INSTRUCTIONS TO FOLLOW
Will you write out the data exactly, excluding every picture?
[start]
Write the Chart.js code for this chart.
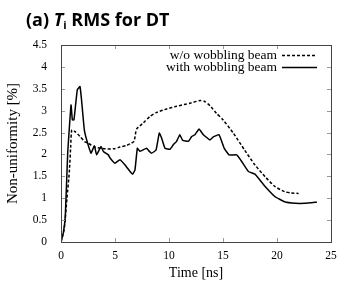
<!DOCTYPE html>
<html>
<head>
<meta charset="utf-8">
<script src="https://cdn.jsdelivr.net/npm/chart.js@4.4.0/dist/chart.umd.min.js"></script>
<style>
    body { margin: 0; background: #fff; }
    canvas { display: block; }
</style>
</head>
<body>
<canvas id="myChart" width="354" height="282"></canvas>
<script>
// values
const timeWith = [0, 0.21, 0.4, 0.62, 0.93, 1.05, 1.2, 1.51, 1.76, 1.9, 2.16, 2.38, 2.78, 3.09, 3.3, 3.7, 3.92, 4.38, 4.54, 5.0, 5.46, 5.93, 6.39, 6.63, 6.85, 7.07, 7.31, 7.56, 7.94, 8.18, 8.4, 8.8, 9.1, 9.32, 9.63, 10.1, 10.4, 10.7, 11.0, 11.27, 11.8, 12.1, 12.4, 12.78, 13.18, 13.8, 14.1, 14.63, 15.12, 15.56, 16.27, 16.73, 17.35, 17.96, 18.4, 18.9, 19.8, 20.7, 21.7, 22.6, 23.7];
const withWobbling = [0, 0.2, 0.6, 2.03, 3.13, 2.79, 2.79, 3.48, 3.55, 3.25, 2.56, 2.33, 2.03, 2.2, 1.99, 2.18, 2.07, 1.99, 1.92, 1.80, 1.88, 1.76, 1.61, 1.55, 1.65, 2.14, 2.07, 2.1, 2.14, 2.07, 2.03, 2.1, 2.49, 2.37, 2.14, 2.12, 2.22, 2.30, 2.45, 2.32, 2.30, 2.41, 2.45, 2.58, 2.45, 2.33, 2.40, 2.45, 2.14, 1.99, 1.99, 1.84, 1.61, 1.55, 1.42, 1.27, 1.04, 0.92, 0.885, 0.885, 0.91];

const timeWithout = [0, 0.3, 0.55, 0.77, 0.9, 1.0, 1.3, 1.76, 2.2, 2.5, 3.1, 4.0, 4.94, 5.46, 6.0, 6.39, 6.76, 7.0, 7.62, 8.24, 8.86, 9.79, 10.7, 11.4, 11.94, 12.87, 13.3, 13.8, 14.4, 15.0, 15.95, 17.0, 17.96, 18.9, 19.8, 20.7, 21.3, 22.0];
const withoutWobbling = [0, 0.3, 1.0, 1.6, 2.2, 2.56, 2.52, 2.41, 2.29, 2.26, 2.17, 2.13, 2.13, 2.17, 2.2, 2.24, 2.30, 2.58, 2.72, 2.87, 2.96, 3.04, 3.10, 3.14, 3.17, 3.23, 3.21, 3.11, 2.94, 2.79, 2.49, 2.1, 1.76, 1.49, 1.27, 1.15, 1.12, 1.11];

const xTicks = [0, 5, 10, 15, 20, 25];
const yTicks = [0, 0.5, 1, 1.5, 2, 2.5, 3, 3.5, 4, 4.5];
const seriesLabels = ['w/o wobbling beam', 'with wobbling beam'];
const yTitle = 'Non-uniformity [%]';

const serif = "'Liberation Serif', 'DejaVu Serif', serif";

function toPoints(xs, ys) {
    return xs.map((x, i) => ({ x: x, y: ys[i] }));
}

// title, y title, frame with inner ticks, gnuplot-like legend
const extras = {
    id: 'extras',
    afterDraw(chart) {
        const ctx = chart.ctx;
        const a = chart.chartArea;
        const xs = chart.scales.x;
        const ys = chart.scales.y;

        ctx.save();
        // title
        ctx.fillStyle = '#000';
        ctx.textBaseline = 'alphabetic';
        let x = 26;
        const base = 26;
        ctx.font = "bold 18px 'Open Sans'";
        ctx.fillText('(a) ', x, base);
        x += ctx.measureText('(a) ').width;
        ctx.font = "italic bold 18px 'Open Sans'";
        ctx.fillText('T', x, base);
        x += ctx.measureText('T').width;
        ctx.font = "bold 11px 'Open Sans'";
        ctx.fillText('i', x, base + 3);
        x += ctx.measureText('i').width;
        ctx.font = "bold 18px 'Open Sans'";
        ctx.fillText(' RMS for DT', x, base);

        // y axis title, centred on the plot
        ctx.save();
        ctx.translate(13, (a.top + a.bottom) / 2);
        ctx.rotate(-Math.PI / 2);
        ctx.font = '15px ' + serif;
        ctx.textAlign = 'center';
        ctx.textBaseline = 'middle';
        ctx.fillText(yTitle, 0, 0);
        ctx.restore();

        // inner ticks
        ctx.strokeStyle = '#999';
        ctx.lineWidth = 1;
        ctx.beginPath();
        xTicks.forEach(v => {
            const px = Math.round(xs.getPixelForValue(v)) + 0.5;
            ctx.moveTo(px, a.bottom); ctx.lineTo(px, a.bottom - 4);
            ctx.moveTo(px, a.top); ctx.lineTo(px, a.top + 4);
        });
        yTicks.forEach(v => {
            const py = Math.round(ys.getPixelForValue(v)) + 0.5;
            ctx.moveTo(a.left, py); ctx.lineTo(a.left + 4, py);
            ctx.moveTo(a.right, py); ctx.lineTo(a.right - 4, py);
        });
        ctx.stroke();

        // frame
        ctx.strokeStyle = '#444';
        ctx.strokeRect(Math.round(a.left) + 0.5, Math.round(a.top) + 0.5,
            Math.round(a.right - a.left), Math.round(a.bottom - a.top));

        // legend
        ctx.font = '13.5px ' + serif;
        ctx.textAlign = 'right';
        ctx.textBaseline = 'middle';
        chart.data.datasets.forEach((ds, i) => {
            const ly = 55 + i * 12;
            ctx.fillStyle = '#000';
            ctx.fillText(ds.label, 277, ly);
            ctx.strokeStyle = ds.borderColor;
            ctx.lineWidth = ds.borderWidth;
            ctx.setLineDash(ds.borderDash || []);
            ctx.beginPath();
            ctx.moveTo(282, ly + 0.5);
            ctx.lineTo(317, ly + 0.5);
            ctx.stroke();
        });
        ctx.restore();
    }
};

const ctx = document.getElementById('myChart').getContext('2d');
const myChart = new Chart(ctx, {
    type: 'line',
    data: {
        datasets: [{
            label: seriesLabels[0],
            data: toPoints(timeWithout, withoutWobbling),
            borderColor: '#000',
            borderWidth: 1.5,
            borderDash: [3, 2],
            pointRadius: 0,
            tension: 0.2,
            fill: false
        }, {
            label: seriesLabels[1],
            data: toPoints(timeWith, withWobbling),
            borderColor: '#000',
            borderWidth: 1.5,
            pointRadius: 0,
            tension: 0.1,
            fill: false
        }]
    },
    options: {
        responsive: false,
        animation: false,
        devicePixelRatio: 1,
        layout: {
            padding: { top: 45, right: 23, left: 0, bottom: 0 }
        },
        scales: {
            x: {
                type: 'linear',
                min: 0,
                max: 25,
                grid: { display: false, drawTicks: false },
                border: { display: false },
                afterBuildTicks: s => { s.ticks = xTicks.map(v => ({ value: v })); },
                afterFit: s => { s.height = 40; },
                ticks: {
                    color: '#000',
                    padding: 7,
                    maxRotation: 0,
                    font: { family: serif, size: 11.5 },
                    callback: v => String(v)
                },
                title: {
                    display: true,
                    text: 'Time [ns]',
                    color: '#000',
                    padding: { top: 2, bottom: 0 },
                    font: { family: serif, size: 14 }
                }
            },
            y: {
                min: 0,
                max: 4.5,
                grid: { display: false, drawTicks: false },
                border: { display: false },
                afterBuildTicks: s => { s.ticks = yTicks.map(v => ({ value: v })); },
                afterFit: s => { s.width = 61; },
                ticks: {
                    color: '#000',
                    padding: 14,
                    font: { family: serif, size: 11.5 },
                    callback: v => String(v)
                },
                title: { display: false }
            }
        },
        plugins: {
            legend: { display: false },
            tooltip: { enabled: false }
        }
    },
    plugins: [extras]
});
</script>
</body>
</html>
[end]
COMPLETED EXERCISE
Write the Chart.js code for this chart.
<!DOCTYPE html>
<html>
<head>
<meta charset="utf-8">
<script src="https://cdn.jsdelivr.net/npm/chart.js@4.4.0/dist/chart.umd.min.js"></script>
<style>
    body { margin: 0; background: #fff; }
    canvas { display: block; }
</style>
</head>
<body>
<canvas id="myChart" width="354" height="282"></canvas>
<script>
// values
const timeWith = [0, 0.21, 0.4, 0.62, 0.93, 1.05, 1.2, 1.51, 1.76, 1.9, 2.16, 2.38, 2.78, 3.09, 3.3, 3.7, 3.92, 4.38, 4.54, 5.0, 5.46, 5.93, 6.39, 6.63, 6.85, 7.07, 7.31, 7.56, 7.94, 8.18, 8.4, 8.8, 9.1, 9.32, 9.63, 10.1, 10.4, 10.7, 11.0, 11.27, 11.8, 12.1, 12.4, 12.78, 13.18, 13.8, 14.1, 14.63, 15.12, 15.56, 16.27, 16.73, 17.35, 17.96, 18.4, 18.9, 19.8, 20.7, 21.7, 22.6, 23.7];
const withWobbling = [0, 0.2, 0.6, 2.03, 3.13, 2.79, 2.79, 3.48, 3.55, 3.25, 2.56, 2.33, 2.03, 2.2, 1.99, 2.18, 2.07, 1.99, 1.92, 1.80, 1.88, 1.76, 1.61, 1.55, 1.65, 2.14, 2.07, 2.1, 2.14, 2.07, 2.03, 2.1, 2.49, 2.37, 2.14, 2.12, 2.22, 2.30, 2.45, 2.32, 2.30, 2.41, 2.45, 2.58, 2.45, 2.33, 2.40, 2.45, 2.14, 1.99, 1.99, 1.84, 1.61, 1.55, 1.42, 1.27, 1.04, 0.92, 0.885, 0.885, 0.91];

const timeWithout = [0, 0.3, 0.55, 0.77, 0.9, 1.0, 1.3, 1.76, 2.2, 2.5, 3.1, 4.0, 4.94, 5.46, 6.0, 6.39, 6.76, 7.0, 7.62, 8.24, 8.86, 9.79, 10.7, 11.4, 11.94, 12.87, 13.3, 13.8, 14.4, 15.0, 15.95, 17.0, 17.96, 18.9, 19.8, 20.7, 21.3, 22.0];
const withoutWobbling = [0, 0.3, 1.0, 1.6, 2.2, 2.56, 2.52, 2.41, 2.29, 2.26, 2.17, 2.13, 2.13, 2.17, 2.2, 2.24, 2.30, 2.58, 2.72, 2.87, 2.96, 3.04, 3.10, 3.14, 3.17, 3.23, 3.21, 3.11, 2.94, 2.79, 2.49, 2.1, 1.76, 1.49, 1.27, 1.15, 1.12, 1.11];

const xTicks = [0, 5, 10, 15, 20, 25];
const yTicks = [0, 0.5, 1, 1.5, 2, 2.5, 3, 3.5, 4, 4.5];
const seriesLabels = ['w/o wobbling beam', 'with wobbling beam'];
const yTitle = 'Non-uniformity [%]';

const serif = "'Liberation Serif', 'DejaVu Serif', serif";

function toPoints(xs, ys) {
    return xs.map((x, i) => ({ x: x, y: ys[i] }));
}

// title, y title, frame with inner ticks, gnuplot-like legend
const extras = {
    id: 'extras',
    afterDraw(chart) {
        const ctx = chart.ctx;
        const a = chart.chartArea;
        const xs = chart.scales.x;
        const ys = chart.scales.y;

        ctx.save();
        // title
        ctx.fillStyle = '#000';
        ctx.textBaseline = 'alphabetic';
        let x = 26;
        const base = 26;
        ctx.font = "bold 18px 'Open Sans'";
        ctx.fillText('(a) ', x, base);
        x += ctx.measureText('(a) ').width;
        ctx.font = "italic bold 18px 'Open Sans'";
        ctx.fillText('T', x, base);
        x += ctx.measureText('T').width;
        ctx.font = "bold 11px 'Open Sans'";
        ctx.fillText('i', x, base + 3);
        x += ctx.measureText('i').width;
        ctx.font = "bold 18px 'Open Sans'";
        ctx.fillText(' RMS for DT', x, base);

        // y axis title, centred on the plot
        ctx.save();
        ctx.translate(13, (a.top + a.bottom) / 2);
        ctx.rotate(-Math.PI / 2);
        ctx.font = '15px ' + serif;
        ctx.textAlign = 'center';
        ctx.textBaseline = 'middle';
        ctx.fillText(yTitle, 0, 0);
        ctx.restore();

        // inner ticks
        ctx.strokeStyle = '#999';
        ctx.lineWidth = 1;
        ctx.beginPath();
        xTicks.forEach(v => {
            const px = Math.round(xs.getPixelForValue(v)) + 0.5;
            ctx.moveTo(px, a.bottom); ctx.lineTo(px, a.bottom - 4);
            ctx.moveTo(px, a.top); ctx.lineTo(px, a.top + 4);
        });
        yTicks.forEach(v => {
            const py = Math.round(ys.getPixelForValue(v)) + 0.5;
            ctx.moveTo(a.left, py); ctx.lineTo(a.left + 4, py);
            ctx.moveTo(a.right, py); ctx.lineTo(a.right - 4, py);
        });
        ctx.stroke();

        // frame
        ctx.strokeStyle = '#444';
        ctx.strokeRect(Math.round(a.left) + 0.5, Math.round(a.top) + 0.5,
            Math.round(a.right - a.left), Math.round(a.bottom - a.top));

        // legend
        ctx.font = '13.5px ' + serif;
        ctx.textAlign = 'right';
        ctx.textBaseline = 'middle';
        chart.data.datasets.forEach((ds, i) => {
            const ly = 55 + i * 12;
            ctx.fillStyle = '#000';
            ctx.fillText(ds.label, 277, ly);
            ctx.strokeStyle = ds.borderColor;
            ctx.lineWidth = ds.borderWidth;
            ctx.setLineDash(ds.borderDash || []);
            ctx.beginPath();
            ctx.moveTo(282, ly + 0.5);
            ctx.lineTo(317, ly + 0.5);
            ctx.stroke();
        });
        ctx.restore();
    }
};

const ctx = document.getElementById('myChart').getContext('2d');
const myChart = new Chart(ctx, {
    type: 'line',
    data: {
        datasets: [{
            label: seriesLabels[0],
            data: toPoints(timeWithout, withoutWobbling),
            borderColor: '#000',
            borderWidth: 1.5,
            borderDash: [3, 2],
            pointRadius: 0,
            tension: 0.2,
            fill: false
        }, {
            label: seriesLabels[1],
            data: toPoints(timeWith, withWobbling),
            borderColor: '#000',
            borderWidth: 1.5,
            pointRadius: 0,
            tension: 0.1,
            fill: false
        }]
    },
    options: {
        responsive: false,
        animation: false,
        devicePixelRatio: 1,
        layout: {
            padding: { top: 45, right: 23, left: 0, bottom: 0 }
        },
        scales: {
            x: {
                type: 'linear',
                min: 0,
                max: 25,
                grid: { display: false, drawTicks: false },
                border: { display: false },
                afterBuildTicks: s => { s.ticks = xTicks.map(v => ({ value: v })); },
                afterFit: s => { s.height = 40; },
                ticks: {
                    color: '#000',
                    padding: 7,
                    maxRotation: 0,
                    font: { family: serif, size: 11.5 },
                    callback: v => String(v)
                },
                title: {
                    display: true,
                    text: 'Time [ns]',
                    color: '#000',
                    padding: { top: 2, bottom: 0 },
                    font: { family: serif, size: 14 }
                }
            },
            y: {
                min: 0,
                max: 4.5,
                grid: { display: false, drawTicks: false },
                border: { display: false },
                afterBuildTicks: s => { s.ticks = yTicks.map(v => ({ value: v })); },
                afterFit: s => { s.width = 61; },
                ticks: {
                    color: '#000',
                    padding: 14,
                    font: { family: serif, size: 11.5 },
                    callback: v => String(v)
                },
                title: { display: false }
            }
        },
        plugins: {
            legend: { display: false },
            tooltip: { enabled: false }
        }
    },
    plugins: [extras]
});
</script>
</body>
</html>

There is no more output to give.